É necessário também identificar o que é um profano, pois a recomendação apostólica é: “Nem haja algum impuro ou profano, como foi Esaú”. O contrário de profano é sagrado. Santo. A pessoa é profana quando viola ou trata com irreverência ou desprezo alguma coisa sagrada ou venerável. Esta palavra se aplica a pessoas que rejeitam tudo o que é de Deus; tudo que é da esfera divina. Uma pessoa se torna profana – mesmo sendo um crente – quando conscientemente deixa Deus de lado, por saber a opinião dele sobre determinado tema. Ela não aceita a opinião de Deus, e, no entanto, não abandona sua fé. Neste sentido, Saul também se tornou profano. Ele sabia a vontade de Deus, e decidiu fazer a sua. Esaú sabia a vontade de Deus e decidiu seguir a sua. Depois chora copiosamente pelo erro, mas não pela ofensa a Deus.

Esaú, ao negociar seu direito de primogenitura por um prato de comida, zombou de Deus, pois este estabeleceu a lei da primogenitura como um princípio espiritual. É neste sentido que se deve entender os textos de Gênesis e de Hebreus. João Calvino comentou o texto de Hebreus na seguinte perspectiva:

Faminto, Esaú preocupou-se apenas com seu estômago. Depois de se alimentar, riu de seu irmão e o julgou um bobo porque seu irmão voluntariamente se absteve de uma refeição. Este é o comportamento dos ímpios, que ardem em depravadas paixões, ou se entregam aos prazeres da carne. Mais tarde entendem que as coisas que mais desejavam serviram-lhe de fatalidade. A palavra rejeitado, no texto traz o sentido de que Deus teve repulsa dele ou lhe negou seu pedido.

E continua:

A pergunta é: O pecador tomado de arrependimento não obtém perdão? O apóstolo parece dizer exatamente isto, quando afirma que Esaú não encontrou arrependimento. Posso afirmar que o arrependimento, neste caso, não era fruto de uma sincera conversão a Deus. Era aquele terror de que o Senhor esmaga o ímpio, depois de viver tanto tempo na iniqüidade. Ele foi tomado por um senso de punição. As lágrimas de Esaú eram lágrimas atrasadas; ele não as derramou porque havia ofendido a Deus (mas por haver perdido o direito de posse).

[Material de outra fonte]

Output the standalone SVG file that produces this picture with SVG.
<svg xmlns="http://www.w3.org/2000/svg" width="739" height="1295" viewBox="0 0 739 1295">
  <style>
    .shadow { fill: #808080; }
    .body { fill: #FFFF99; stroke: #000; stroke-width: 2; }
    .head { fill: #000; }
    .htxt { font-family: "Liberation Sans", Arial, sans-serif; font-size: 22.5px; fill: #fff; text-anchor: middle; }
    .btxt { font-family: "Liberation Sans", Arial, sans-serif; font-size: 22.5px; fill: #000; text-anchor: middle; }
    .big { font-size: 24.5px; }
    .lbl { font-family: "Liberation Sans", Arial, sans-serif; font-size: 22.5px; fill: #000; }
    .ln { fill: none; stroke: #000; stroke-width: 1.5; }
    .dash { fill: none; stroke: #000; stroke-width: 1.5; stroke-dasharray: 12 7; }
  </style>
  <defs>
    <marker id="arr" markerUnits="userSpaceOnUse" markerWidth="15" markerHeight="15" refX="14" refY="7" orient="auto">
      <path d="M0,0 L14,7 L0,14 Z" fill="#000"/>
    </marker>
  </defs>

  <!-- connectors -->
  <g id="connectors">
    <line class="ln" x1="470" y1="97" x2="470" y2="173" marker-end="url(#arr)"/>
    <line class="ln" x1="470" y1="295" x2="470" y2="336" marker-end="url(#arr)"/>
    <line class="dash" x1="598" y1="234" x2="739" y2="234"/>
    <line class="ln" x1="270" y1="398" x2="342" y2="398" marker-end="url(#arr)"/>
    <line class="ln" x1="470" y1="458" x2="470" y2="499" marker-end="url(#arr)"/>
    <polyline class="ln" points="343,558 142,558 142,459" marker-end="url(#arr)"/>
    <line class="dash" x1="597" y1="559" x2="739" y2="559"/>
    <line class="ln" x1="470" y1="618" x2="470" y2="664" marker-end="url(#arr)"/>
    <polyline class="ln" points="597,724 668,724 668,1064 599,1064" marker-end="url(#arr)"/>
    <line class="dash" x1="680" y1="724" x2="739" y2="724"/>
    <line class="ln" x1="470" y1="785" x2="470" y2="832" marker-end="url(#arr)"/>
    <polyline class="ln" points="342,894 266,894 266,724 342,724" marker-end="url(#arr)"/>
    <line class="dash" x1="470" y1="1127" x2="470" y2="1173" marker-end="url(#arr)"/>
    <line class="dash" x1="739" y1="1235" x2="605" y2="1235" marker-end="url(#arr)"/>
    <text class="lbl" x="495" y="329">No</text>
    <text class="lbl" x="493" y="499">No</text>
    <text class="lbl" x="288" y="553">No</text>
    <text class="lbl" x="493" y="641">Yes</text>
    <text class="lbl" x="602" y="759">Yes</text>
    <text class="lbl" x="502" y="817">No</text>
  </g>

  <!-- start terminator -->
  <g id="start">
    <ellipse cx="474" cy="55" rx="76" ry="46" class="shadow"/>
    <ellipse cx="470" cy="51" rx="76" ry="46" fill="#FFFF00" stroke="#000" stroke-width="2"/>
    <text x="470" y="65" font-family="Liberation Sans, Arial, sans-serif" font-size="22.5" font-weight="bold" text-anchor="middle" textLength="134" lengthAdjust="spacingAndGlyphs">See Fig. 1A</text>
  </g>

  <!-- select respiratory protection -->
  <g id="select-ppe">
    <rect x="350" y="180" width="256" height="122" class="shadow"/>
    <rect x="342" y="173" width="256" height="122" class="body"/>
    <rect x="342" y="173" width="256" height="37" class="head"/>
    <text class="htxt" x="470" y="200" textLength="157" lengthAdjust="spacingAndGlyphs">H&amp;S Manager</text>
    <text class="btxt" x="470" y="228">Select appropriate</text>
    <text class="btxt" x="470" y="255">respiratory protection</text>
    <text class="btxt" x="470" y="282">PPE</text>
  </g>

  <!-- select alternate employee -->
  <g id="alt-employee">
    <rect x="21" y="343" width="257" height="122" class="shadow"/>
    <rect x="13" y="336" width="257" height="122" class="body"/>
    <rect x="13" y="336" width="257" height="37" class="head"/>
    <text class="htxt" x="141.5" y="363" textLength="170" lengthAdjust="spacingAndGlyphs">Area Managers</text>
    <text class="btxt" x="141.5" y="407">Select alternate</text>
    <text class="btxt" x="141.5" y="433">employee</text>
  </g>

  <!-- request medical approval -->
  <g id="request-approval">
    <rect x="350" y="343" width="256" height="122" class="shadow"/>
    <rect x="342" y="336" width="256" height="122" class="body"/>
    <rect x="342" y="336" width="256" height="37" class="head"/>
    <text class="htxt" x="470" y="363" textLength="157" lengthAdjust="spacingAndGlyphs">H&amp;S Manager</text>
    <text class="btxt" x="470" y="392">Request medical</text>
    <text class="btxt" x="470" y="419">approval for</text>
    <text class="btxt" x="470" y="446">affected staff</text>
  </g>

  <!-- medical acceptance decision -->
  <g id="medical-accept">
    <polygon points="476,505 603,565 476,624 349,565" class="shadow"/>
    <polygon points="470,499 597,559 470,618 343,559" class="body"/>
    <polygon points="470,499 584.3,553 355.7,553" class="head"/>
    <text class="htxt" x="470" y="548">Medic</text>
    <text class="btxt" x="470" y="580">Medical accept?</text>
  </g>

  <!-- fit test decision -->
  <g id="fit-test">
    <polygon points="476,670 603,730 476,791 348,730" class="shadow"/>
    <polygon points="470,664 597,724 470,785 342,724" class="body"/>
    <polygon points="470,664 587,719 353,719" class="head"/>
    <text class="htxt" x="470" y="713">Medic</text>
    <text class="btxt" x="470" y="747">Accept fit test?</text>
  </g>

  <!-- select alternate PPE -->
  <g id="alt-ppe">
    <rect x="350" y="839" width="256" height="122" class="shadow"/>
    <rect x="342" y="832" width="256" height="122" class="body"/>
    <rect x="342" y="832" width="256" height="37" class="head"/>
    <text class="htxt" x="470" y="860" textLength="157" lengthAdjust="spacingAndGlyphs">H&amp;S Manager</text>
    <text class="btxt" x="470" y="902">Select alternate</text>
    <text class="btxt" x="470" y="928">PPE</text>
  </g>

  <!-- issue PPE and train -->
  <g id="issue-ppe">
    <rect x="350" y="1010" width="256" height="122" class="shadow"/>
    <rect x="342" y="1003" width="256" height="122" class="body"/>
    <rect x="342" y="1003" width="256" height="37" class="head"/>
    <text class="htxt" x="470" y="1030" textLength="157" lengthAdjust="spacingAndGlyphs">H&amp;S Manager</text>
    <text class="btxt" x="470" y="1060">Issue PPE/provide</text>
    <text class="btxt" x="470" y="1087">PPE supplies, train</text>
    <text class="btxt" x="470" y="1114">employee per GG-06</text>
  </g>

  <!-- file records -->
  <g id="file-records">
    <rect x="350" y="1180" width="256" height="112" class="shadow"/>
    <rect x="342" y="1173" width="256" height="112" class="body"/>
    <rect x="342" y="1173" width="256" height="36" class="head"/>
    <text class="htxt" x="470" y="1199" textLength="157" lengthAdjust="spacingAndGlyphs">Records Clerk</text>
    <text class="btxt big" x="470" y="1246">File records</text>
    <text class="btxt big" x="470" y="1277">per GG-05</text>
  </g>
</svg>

O comentarista, John Gill teceu este comentário sobre o texto:

Inda que anelasse a bênção e derramasse lágrimas, Esaú não se arrependeu de verdade por haver desprezado o direito de primogenitura. Lágrimas não são sinais infalíveis de arrependimento. As pessoas ficam mais preocupadas com as perdas e os danos decorrentes do pecado, do que pela maldade que nele reside. Tal arrependimento não é sincero. Não é fruto do amor a Deus, ou da preocupação com sua glória.

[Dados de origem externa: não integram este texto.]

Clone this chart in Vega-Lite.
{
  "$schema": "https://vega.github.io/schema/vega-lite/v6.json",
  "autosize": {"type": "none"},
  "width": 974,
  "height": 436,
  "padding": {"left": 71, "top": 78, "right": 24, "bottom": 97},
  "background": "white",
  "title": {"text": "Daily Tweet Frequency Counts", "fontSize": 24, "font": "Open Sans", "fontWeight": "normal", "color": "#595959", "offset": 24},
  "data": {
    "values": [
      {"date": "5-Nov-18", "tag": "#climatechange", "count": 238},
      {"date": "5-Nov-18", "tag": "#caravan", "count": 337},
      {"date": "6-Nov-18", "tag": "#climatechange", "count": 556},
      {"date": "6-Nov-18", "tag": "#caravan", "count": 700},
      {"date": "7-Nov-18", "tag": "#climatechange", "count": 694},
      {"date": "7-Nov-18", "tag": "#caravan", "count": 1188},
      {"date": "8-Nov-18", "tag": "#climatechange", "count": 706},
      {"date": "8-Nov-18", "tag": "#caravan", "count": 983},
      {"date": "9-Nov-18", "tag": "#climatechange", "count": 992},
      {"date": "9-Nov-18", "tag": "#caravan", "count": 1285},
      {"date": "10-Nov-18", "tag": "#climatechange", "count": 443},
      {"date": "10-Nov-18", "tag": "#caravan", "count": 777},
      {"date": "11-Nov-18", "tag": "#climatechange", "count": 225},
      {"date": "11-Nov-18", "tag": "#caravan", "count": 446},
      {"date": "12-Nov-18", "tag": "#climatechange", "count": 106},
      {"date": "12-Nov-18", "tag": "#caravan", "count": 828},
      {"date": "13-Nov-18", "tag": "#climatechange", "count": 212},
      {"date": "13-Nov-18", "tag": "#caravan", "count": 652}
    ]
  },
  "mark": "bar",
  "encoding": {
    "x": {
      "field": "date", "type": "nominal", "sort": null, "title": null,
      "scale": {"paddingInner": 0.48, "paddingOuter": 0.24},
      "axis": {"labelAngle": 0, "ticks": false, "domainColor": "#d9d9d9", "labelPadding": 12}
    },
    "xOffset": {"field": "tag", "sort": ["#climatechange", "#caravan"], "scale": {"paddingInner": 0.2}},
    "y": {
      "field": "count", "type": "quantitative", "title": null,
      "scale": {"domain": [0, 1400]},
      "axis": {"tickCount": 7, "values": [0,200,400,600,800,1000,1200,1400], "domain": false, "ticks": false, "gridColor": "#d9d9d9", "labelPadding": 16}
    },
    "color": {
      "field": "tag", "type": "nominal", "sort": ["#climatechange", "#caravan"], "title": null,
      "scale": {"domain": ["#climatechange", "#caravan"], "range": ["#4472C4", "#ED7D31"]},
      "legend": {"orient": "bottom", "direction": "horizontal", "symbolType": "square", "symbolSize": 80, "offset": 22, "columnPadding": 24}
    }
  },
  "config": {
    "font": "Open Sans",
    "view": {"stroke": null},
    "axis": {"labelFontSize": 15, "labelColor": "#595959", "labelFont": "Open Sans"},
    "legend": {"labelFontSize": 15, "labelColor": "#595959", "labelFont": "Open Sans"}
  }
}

A interpretação, a seguir, praticamente resume o que os demais comentaristas dizem deste texto:

Não achou lugar de arrependimento. O que Esaú queria com seu arrependimento, era mudar a determinação do pai que decidiu dar a bênção para Jacó. Se tivesse buscado o arrependimento verdadeiro teria encontrado. Mateus 7.7 diz: Pedi, e dar-se-vos-á; buscai e achareis; batei, e abrir-se-vos-á. Ele não o encontrou, porque não era isto que buscava. A prova de que suas lágrimas não eram de arrependimento está no fato de que prometeu vingança de morte a seu irmão. Ele derramou lágrimas, não por haver pecado, mas por saber a penalidade que o pecado lhe traria. Suas lágrimas foram de tristeza e de remorso, e não pelo pecado que cometera. (Jamieson, Fausset Brown Commentary).

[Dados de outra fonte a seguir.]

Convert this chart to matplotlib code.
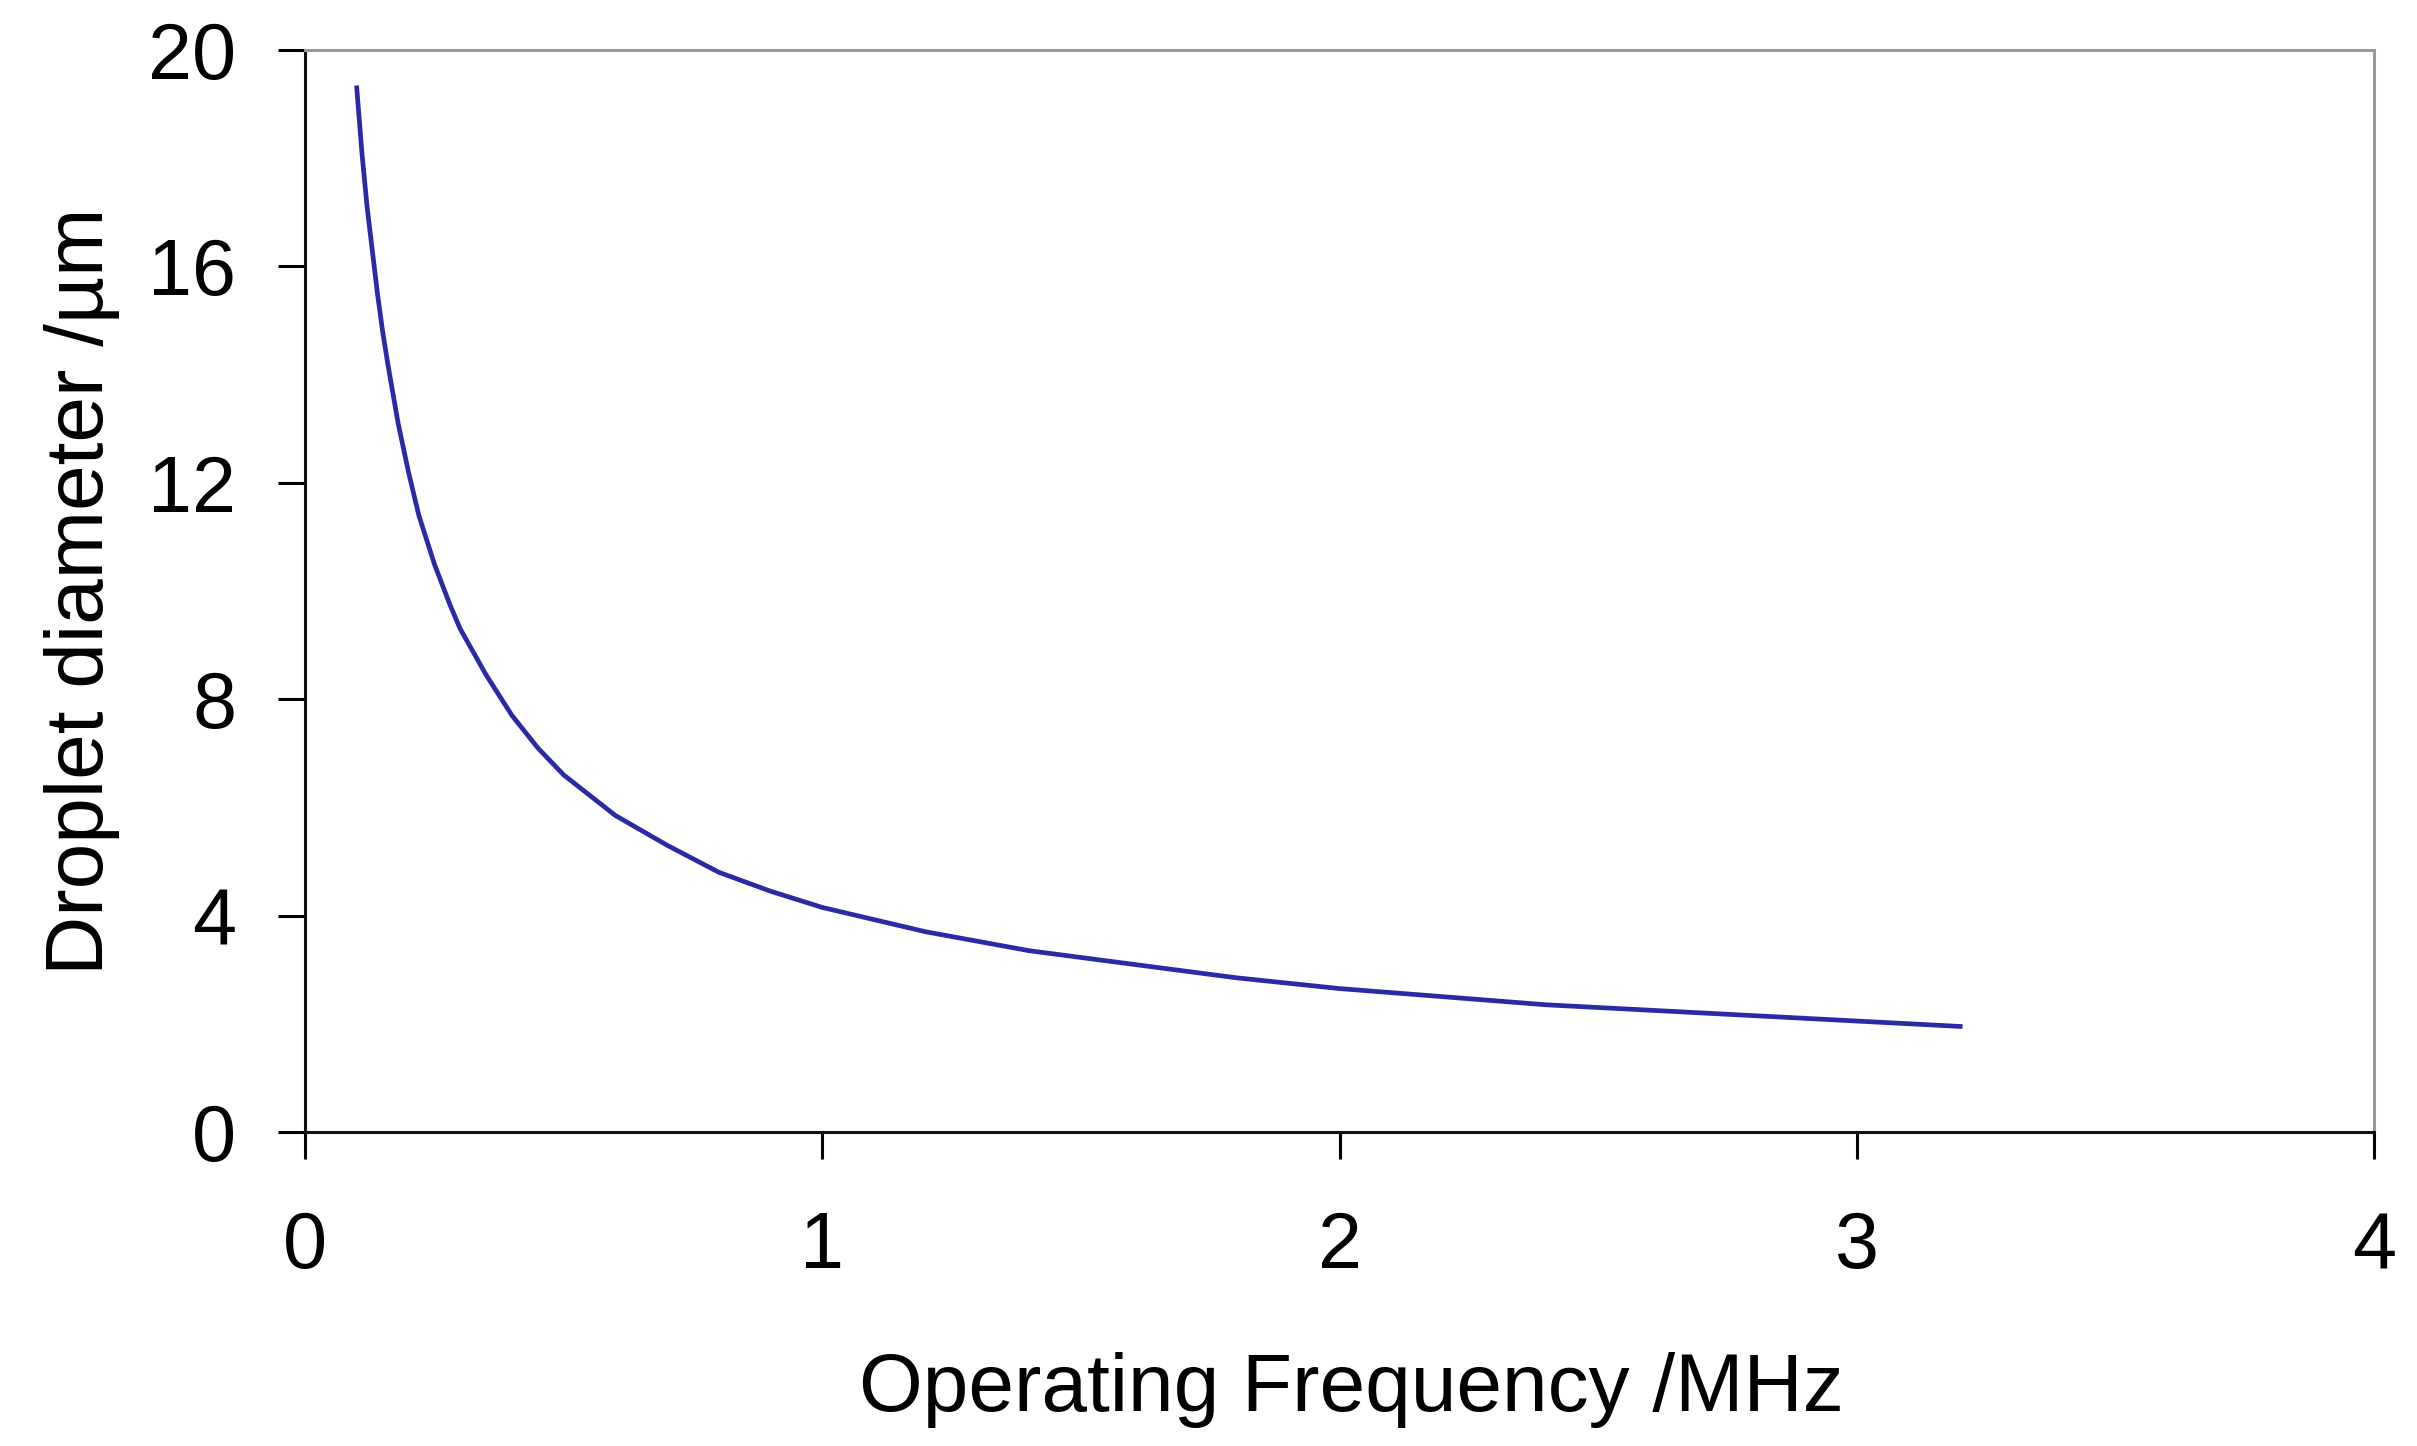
import numpy as np
import matplotlib
matplotlib.use("Agg")
import matplotlib.pyplot as plt

plt.rcParams["font.family"] = ["Liberation Sans", "DejaVu Sans"]

# values
frequency_mhz = [0.1, 0.11, 0.12, 0.13, 0.14, 0.15, 0.16, 0.18, 0.2, 0.22, 0.25,
                 0.28, 0.3, 0.35, 0.4, 0.45, 0.5, 0.6, 0.7, 0.8, 0.9,
                 1.0, 1.2, 1.4, 1.6, 1.8, 2.0, 2.2, 2.4, 2.6, 2.8, 3.0, 3.2]
diameter_um = [19.3, 18.1, 17.1, 16.3, 15.5, 14.8, 14.2, 13.1, 12.2, 11.4, 10.5,
               9.75, 9.3, 8.45, 7.7, 7.1, 6.6, 5.85, 5.3, 4.8, 4.45,
               4.15, 3.7, 3.35, 3.1, 2.85, 2.65, 2.5, 2.35, 2.25, 2.15, 2.05, 1.95]

x_ticks = [0, 1, 2, 3, 4]
y_ticks = [0, 4, 8, 12, 16, 20]

fig = plt.figure(figsize=(24.17, 14.46), dpi=100)
ax = fig.add_axes([0.1262, 0.2172, 0.856, 0.7482])

ax.plot(frequency_mhz, diameter_um, color="#2a2aa6", lw=3.4)

ax.set_xlim(0, 4)
ax.set_ylim(0, 20)
ax.set_xticks(x_ticks)
ax.set_yticks(y_ticks)

ax.tick_params(axis="both", direction="out", length=19.5, width=2.2,
               labelsize=57, colors="black")
ax.tick_params(axis="x", pad=37)
ax.tick_params(axis="y", pad=30)

for side in ["left", "bottom"]:
    ax.spines[side].set_color("#111111")
    ax.spines[side].set_linewidth(2.2)
for side in ["top", "right"]:
    ax.spines[side].set_color("#999999")
    ax.spines[side].set_linewidth(2.2)

ax.set_xlabel("Operating Frequency /MHz", fontsize=59, labelpad=48)
ax.xaxis.label.set_x(0.506)
ax.set_ylabel("Droplet diameter /µm", fontsize=59, labelpad=20)

fig.savefig("out.png", dpi=100, facecolor="white")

Lágrimas, portanto, não servem como sinal de verdadeiro arrependimento. O seguinte comentário resume o que o texto quer afirmar:

Esaú é um exemplo trágico de uma pessoa que pratica um pecado sem poder ter uma segunda chance (Hb 6.6 e 10.26). O autor apresenta o caso de Esaú como alerta aos cristãos que estavam sendo tentados a abandonarem a Cristo (Robertson’s N T Word Picture).

Veja que tipo de lágrimas você derrama! Lágrimas de verdadeiro arrependimento por haver ofendido a Deus ou lágrimas de pesar pelos males que cometeu?